Il fut un temps où l’Algérie s’imposait comme un acteur indispensable, sinon essentiel, dans le règlement des conflits qui touchent les pays du monde arabe ou musulman. Et c’est bien ce rôle majeur qui est aujourd’hui perdu.
En 1975, c’était à Alger, sous le patronage de Boumediene, que fut scellée la réconciliation entre l’Irak de Saddam Hussein et l’Iran du Shah.
C’est bien aussi l’Algérie qui a joué un rôle crucial dans la crise des otages américains détenus par Téhéran, libérés le 20 janvier 1981, grâce aux bons offices de la diplomatie algérienne.
Une mission qui a couté la vie à notre ministre des Affaires étrangères, Mohamed Seddik Benyahia ainsi qu’à d’autres diplomates algériens.
Lors de la première guerre du Golfe en 1990, la diplomatie algérienne, sous la présidence de Chadli Bendjedid, avait également joué un rôle important dans la tentative de la communauté internationale de ramener à la raison le despote de Baghdad.
On se souvient que des émissaires américains s’étaient rendus à Alger pour demander aux autorités algériennes de jouer les bons offices.
Le ministre algérien des Affaires étrangères, Sid Ahmed Ghozali, nommé quelques mois plus tard Chef du gouvernement, s’était déplacé à Baghdad, à la tête d’une importante délégation de diplomates algériens, pour conjurer Saddam d’accepter une solution du conflit négociée sous l’égide de l’ONU. Solution dont l’Algérie s’était portée garante.
C’est ce rôle reconnu, apprécié, recherché et loué, que la diplomatie algérienne a perdu aujourd’hui.
Bien sûr, diraient certains, l’Algérie de 2011, l’Algérie de Bouteflika, n’est pas celle de Boumediene, ni celle de Chadli.
Mais on croyait que sous le règne de Bouteflika, l’Algérie a retrouvé son prestige, son aura internationale…
C’en était tellement vrai que Bouteflika a été proposé au Prix Nobel de la Paix.
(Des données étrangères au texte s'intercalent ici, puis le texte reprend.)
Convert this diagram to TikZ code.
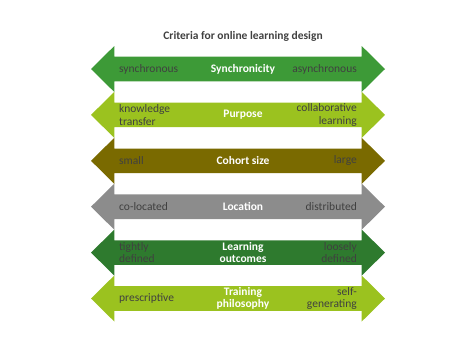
\documentclass[tikz,border=0pt]{standalone}
\usepackage{fontspec}
\setmainfont{Carlito}
\definecolor{cA}{HTML}{3D9A37}
\definecolor{cB}{HTML}{9BC21F}
\definecolor{cC}{HTML}{7A6A00}
\definecolor{cD}{HTML}{8C8C8C}
\definecolor{cE}{HTML}{2E7A2E}
\definecolor{txt}{HTML}{404040}
\newcommand\critarrow[2]{%
  \fill[#2] (91,#1) -- (114.3,#1-23) -- (114.3,#1-12.3) -- (361.7,#1-12.3)
    -- (361.7,#1-23) -- (385,#1) -- (361.7,#1+23) -- (361.7,#1+12.3)
    -- (114.3,#1+12.3) -- (114.3,#1+23) -- cycle;}
\begin{document}
\begin{tikzpicture}[x=1pt,y=-1pt,
  lbl/.style={font=\fontsize{11.5}{12.5}\selectfont, text=txt, inner sep=0pt},
  leftlbl/.style={lbl, anchor=west, align=left},
  rightlbl/.style={lbl, anchor=east, align=right},
  midlbl/.style={font=\fontsize{11.5}{12.5}\selectfont\bfseries, text=white, inner sep=0pt, align=center},
  titlelbl/.style={font=\fontsize{11.5}{13}\selectfont\bfseries, text=txt, inner sep=0pt}]
\useasboundingbox (0,0) rectangle (465,349);
\node[titlelbl] (title) at (243,36) {Criteria for online learning design};
\critarrow{69}{cA}
\critarrow{114.9}{cB}
\critarrow{160.8}{cC}
\critarrow{206.7}{cD}
\critarrow{252.6}{cE}
\critarrow{298.5}{cB}
\node[leftlbl] (l1) at (119,69) {synchronous};
\node[midlbl] (m1) at (243,69) {Synchronicity};
\node[rightlbl] (r1) at (357,69) {asynchronous};
\node[leftlbl] (l2) at (119,114.9) {knowledge\\transfer};
\node[midlbl] (m2) at (243,114.9) {Purpose};
\node[rightlbl] (r2) at (357,114.9) {collaborative\\learning};
\node[leftlbl] (l3) at (119,160.8) {small};
\node[midlbl] (m3) at (243,160.8) {Cohort size};
\node[rightlbl] (r3) at (357,160.8) {large};
\node[leftlbl] (l4) at (119,206.7) {co-located};
\node[midlbl] (m4) at (243,206.7) {Location};
\node[rightlbl] (r4) at (357,206.7) {distributed};
\node[leftlbl] (l5) at (119,252.6) {tightly\\defined};
\node[midlbl] (m5) at (243,252.6) {Learning\\outcomes};
\node[rightlbl] (r5) at (357,252.6) {loosely\\defined};
\node[leftlbl] (l6) at (119,298.5) {prescriptive};
\node[midlbl] (m6) at (243,298.5) {Training\\philosophy};
\node[rightlbl] (r6) at (357,298.5) {self-\\generating};
\end{tikzpicture}
\end{document}
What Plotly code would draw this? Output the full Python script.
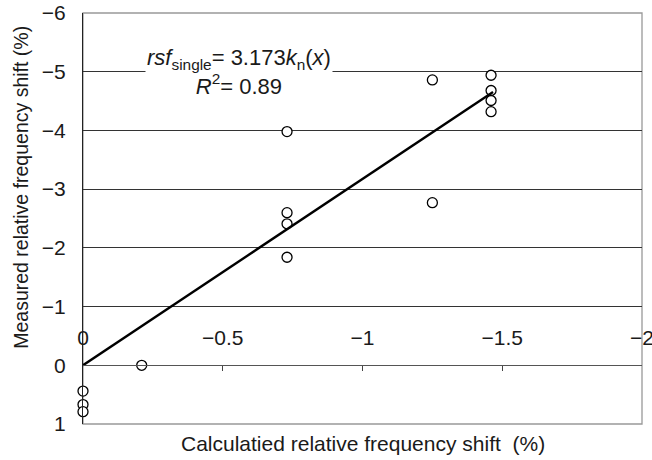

N’est-ce pas ?!
En réalité, rien n’est moins vrai.
L’idée que l’on se fait de cette Algérie qui a retrouvé son aura sur le plan international, l’image que l’on accrédite auprès de l’opinion que cette Algérie est redevenue, comme dans les années 1970 de Boumediene, un pays qui compte, tout cela relève d’une supercherie. D’une imposture.
Cette supercherie reposait, elle repose encore hélas, sur le postulat que Bouteflika, cet ancien ministre des Affaires étrangères sous Boumediene, était et reste encore cet homme idoine, cet homme providentiel qui allait redorer le blason de la diplomatie algérienne.
Hélas, cette supercherie s’est fracassée aujourd’hui, une fois de plus, sur la réalité du terrain.
Que pèse aujourd’hui la voix de l’Algérie au Maghreb ? En Afrique ? Au Moyen Orient ? Si peu, pour ne pas dire, rien.
Qui sollicite aujourd’hui la diplomatie algérienne dans les affaires qui touchent la Tunisie, l’Egypte, la Libye, pour ne citer que ces pays ? Personne.
La voix de l’Algérie s’est éteinte comme la parole de son président Bouteflika.